Ray Scheppach, who for many years was the executive director of the National Governors Association, said he sees the governors’ policy choices as a major factor in the way the campaigns are playing out today. “The last four years have not been a very good time,” he said. “Unemployment has been high. There’s not a lot of increases in wage growth. Plus, there were a lot of budget cuts and some tax increases.”

Many of these governors inherited sizable budget deficits when they took office in early 2011. Republicans cut spending, and many also cut taxes. Cuts in programs such as education were not popular. Democrats cut less in spending but pushed through higher taxes to balance their state budgets.

Republicans had a very big year in 2010, particularly in the Midwest, and are now paying the price for that success. They swept many of the big industrial states, flipping Pennsylvania, Ohio, Michigan and Wisconsin from Democrat to Republican. Only Ohio Gov. John Kasich is headed toward an easy re-election, thanks to the implosion of his Democratic opponent.

Wisconsin is a case study of a Republican governor who took over a nominally blue state and turned it into a cauldron of anger and resentment by taking on public-employee unions without having properly prepared the public for what he planned to do.

Walker is battle-tested, having survived a contentious recall election two years ago. But the state remains passionately divided over his leadership. As a result, he is now in a very competitive race against Democrat Mary Burke, with both his governorship and his 2016 presidential aspirations at risk.

In Michigan, Snyder billed himself as “one tough nerd” in his first campaign. He was a businessman who seemed to eschew traditional politics and an upbeat politician who said he didn’t want to make ideological waves like those in neighboring Wisconsin.

Under his leadership, the economy has improved and the unemployment rate has dropped. But he cut taxes for business while raising them on pensioners. He also signed a right-to-work law that has made him a target of the unions in his race against former Democratic representative Mark Schauer.

Pennsylvania’s Corbett may be the most endangered Republican governor, failing to make a connection with his voters. He is currently running far behind his Democratic challenger, businessman Tom Wolf, and isn’t likely to survive.

Outside the Midwest, Florida’s Scott barely won in a good Republican year four years ago. A businessman, he is not a naturally gifted politician. Now he’s in a costly and nasty race against Charlie Crist, the former Republican governor who left his party when he was losing the GOP Senate primary in 2012 and then became a Democrat.

It’s easy to understand why some Republican governors in blue or purple states have found themselves buffeted by a backlash against an agenda seen as more conservative than their state. Kansas is a totally different case study this fall.

Among all the new Republican governors elected in 2010, Brownback most aggressively sought to implement a conservative governing agenda. He is in trouble because his experiment with deep tax cuts has put his state at risk financially and cost support among moderate Republicans. He is being challenged by state House minority leader Paul Davis.

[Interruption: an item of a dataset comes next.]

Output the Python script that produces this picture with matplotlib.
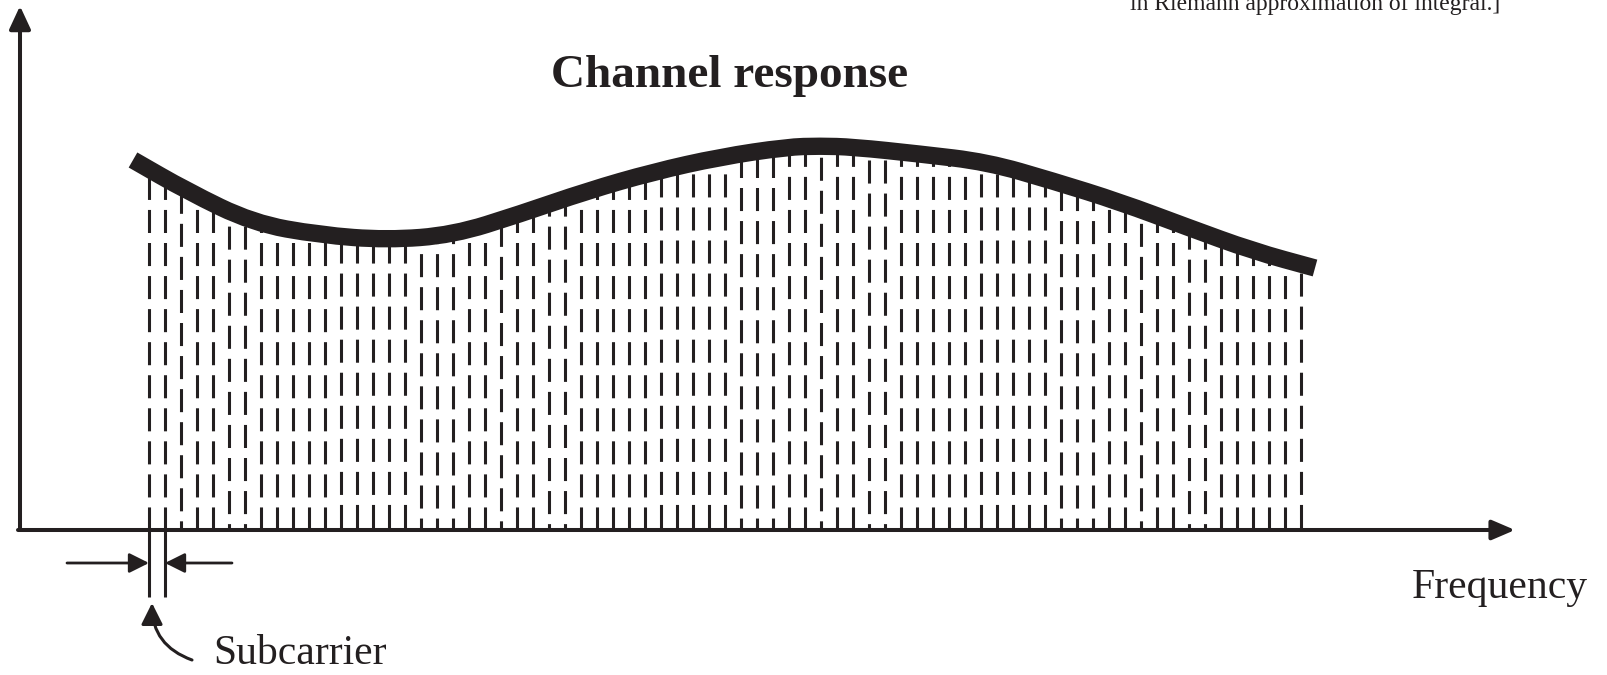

Democrats are not immune from the backlash, even in deep blue states. Quinn of Illinois long has been the most endangered Democratic governor in the nation. He leads a state that has been plagued by fiscal and pension problems and he raised taxes early in his term. His opponent, businessman Bruce Rauner, has proved to have enough flaws to keep the race competitive.

In Connecticut, which President Barack Obama carried by 17 points in 2012 and 22 points in 2008, Malloy won four years ago by fewer than 7,000 votes. Facing a huge budget deficit, he raised taxes. More than half the likely voters in the state have an unfavorable view of him, according to a recent Quinnipiac poll. He is in a tough rematch against Republican businessman Tom Foley.

Personality has played a role in the races in Colorado and Maine. Republican candidate LePage has offended many in Maine with his tongue and his conservative agenda. He won with just 38 percent of the vote four years ago in a three-way race. He would be a decided underdog against Democratic Rep. Mike Michaud were it not for the fact that independent Eliot Cutler is running again.

In Colorado, Hickenlooper won four years ago because he had weak opposition. This year he has stiffer competition in former Republican representative Bob Beauprez. His quirky personality has been, at various times, both helpful and not helpful. His actions, including support for tougher gun-control measures, have cost him support. His refusal to run negative ads, which many voters laud, has left him exposed in the face of attacks.

One caveat: Rhodes Cook, the independent analyst of elections, notes that there has been a steady decline in the number of incumbent governors defeated over the past half-century.

In the 1960s, 30 incumbent governors were defeated, including 11 in 1962. The most in any year since came in 1990, when six lost. Between 2000 and 2008, a total of eight incumbents lost gubernatorial reelection bids and in 2010 only two lost.

What that means is that, in the end, many of these embattled governors could survive. But the fact that they are not safe five weeks before Election Day is a clear sign of an electorate dissatisfied with its elected leaders and of the increased partisanship at the state level.